How to speed up computing sentence similarity using spacy in Python?-CodePudding

I have the following code which takes in 2 sentences and return the similarity:

nlp = spacy.load("en_core_web_md/en_core_web_md-3.2.0")

def get_categories_nlp_sim(cat_1, cat_2):

    if (cat_1 != cat_1) or (cat_2 != cat_2):
        s = np.nan
    else:
        doc1 = nlp(cat_1)
        doc2 = nlp(cat_2)

        s = doc1.similarity(doc2)

    return s

So, this seems to give reasonable results but when using it in a for loop of ~1M rows, it just becomes too slow to use.

Any ideas on how to speed this up? or perhaps another NLP library that could do the same thing faster?

Thanks!

CodePudding user response：

If you truly have 1m rows and compare each of them as pairs you would have an astronomical number of comparisons. SpaCys nlp() does a whole lot other than just the stuff needed for the similarity.

What SpaCys similarity() does is use the processed documents vector and calculate a cosine similarity (document vector = average over word vectors), check out source code.

So the probably most efficient possibly way for you to replicate a similarity for this many pairs would be to get a semantic token representation vector for each unique token in the entire corpus using something like Gensims pretrained word2vec model, then for each row calculate the average of the vectors of the tokens in it and then once you have those 1m document vectors as numpy arrays you calculate the cosine similarities using numpy or scipy which is drastically faster than pure Python.

Also check out this thread which is a similar question to yours: Efficient way for Computing the Similarity of Multiple Documents using Spacy

I'm not sure what exactly your main goal is in your code but I am pretty sure that calculating each pairwise similarity is not required or at least not the best way to go ahead and reach that goal, so please share more about the context you need this method in.

CodePudding user response：

After going through the answers and this other related thread Efficient way for Computing the Similarity of Multiple Documents using Spacy, I managed to get a significant speed-up.

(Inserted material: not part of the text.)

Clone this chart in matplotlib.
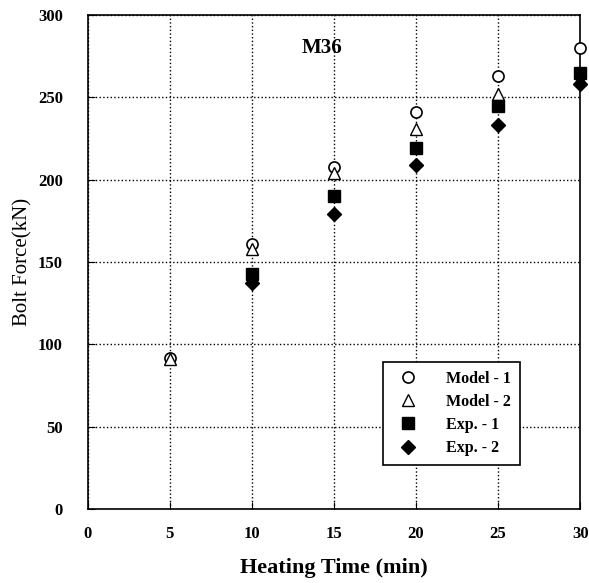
import numpy as np
import matplotlib.pyplot as plt

plt.rcParams['font.family'] = 'Liberation Serif'

t = [5, 10, 15, 20, 25, 30]
t_exp = [10, 15, 20, 25, 30]
model1 = [92, 161, 208, 241, 263, 280]
model2 = [91, 158, 204, 231, 252, 261]
exp1 = [143, 190, 219, 245, 265]
exp2 = [137, 179, 209, 233, 258]

fig = plt.figure(figsize=(5.89, 5.83), dpi=100)
ax = fig.add_axes([0.149, 0.127, 0.836, 0.847])

ax.plot(t, model1, 'o', mfc='white', mec='black', ms=8, mew=1.2, label='Model - 1', zorder=3, clip_on=False)
ax.plot(t, model2, '^', mfc='white', mec='black', ms=8, mew=1.0, label='Model - 2', zorder=3, clip_on=False)
ax.plot(t_exp, exp1, 's', color='black', ms=8, label='Exp. - 1', zorder=3, clip_on=False)
ax.plot(t_exp, exp2, 'D', color='black', ms=7, label='Exp. - 2', zorder=3, clip_on=False)

ax.set_xlim(0, 30)
ax.set_ylim(0, 300)
ax.set_xticks(range(0, 31, 5))
ax.set_yticks(range(0, 301, 50))
ax.grid(True, color='black', linestyle=':', linewidth=1.0)
ax.tick_params(direction='in', length=5, labelsize=12)
ax.tick_params(axis='x', pad=12)
ax.tick_params(axis='y', pad=18)
for lbl in ax.get_xticklabels() + ax.get_yticklabels():
    lbl.set_fontweight('bold')
for s in ax.spines.values():
    s.set_linewidth(1.2)

ax.set_xlabel('Heating Time (min)', fontsize=16, fontweight='bold', labelpad=12)
ax.set_ylabel('Bolt Force(kN)', fontsize=15, labelpad=4)
ax.text(14.3, 280, 'M36', fontsize=15, fontweight='bold', ha='center', va='center')

leg = ax.legend(loc='lower right', bbox_to_anchor=(0.878, 0.089),
                prop={'weight': 'bold', 'size': 11.5}, fancybox=False,
                edgecolor='black', framealpha=1, handletextpad=1.4,
                borderpad=0.55, labelspacing=0.45, borderaxespad=0)
leg.get_frame().set_linewidth(1.2)

fig.savefig('out.png', dpi=100)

I am now using the following code:

nlp = spacy.load(en_core_web_md, exclude=["tagger", "parser", "senter", "attribute_ruler", "lemmatizer", "ner"])

processed_docs_1 = nlp.pipe(texts_1)
processed_docs_2 = nlp.pipe(texts_2)

for _ in range(len(texts_1)):

    doc_1 = next(processed_docs_1)
    doc_2 = next(processed_docs_2)

    s = doc_1.similarity(doc_2)

where texts_1 and texts_2 are of the same length consisting of the pairs to compare (e.g. texts_1[i] with texts_2[i]).

Adding the "exclude" in spacy load resulted in ~ 2x speed up. Using nlp.pipe as opposed to calling nlp inside the loop resulted in a ~10x speed up. So combined, I obtain ~20x speed up.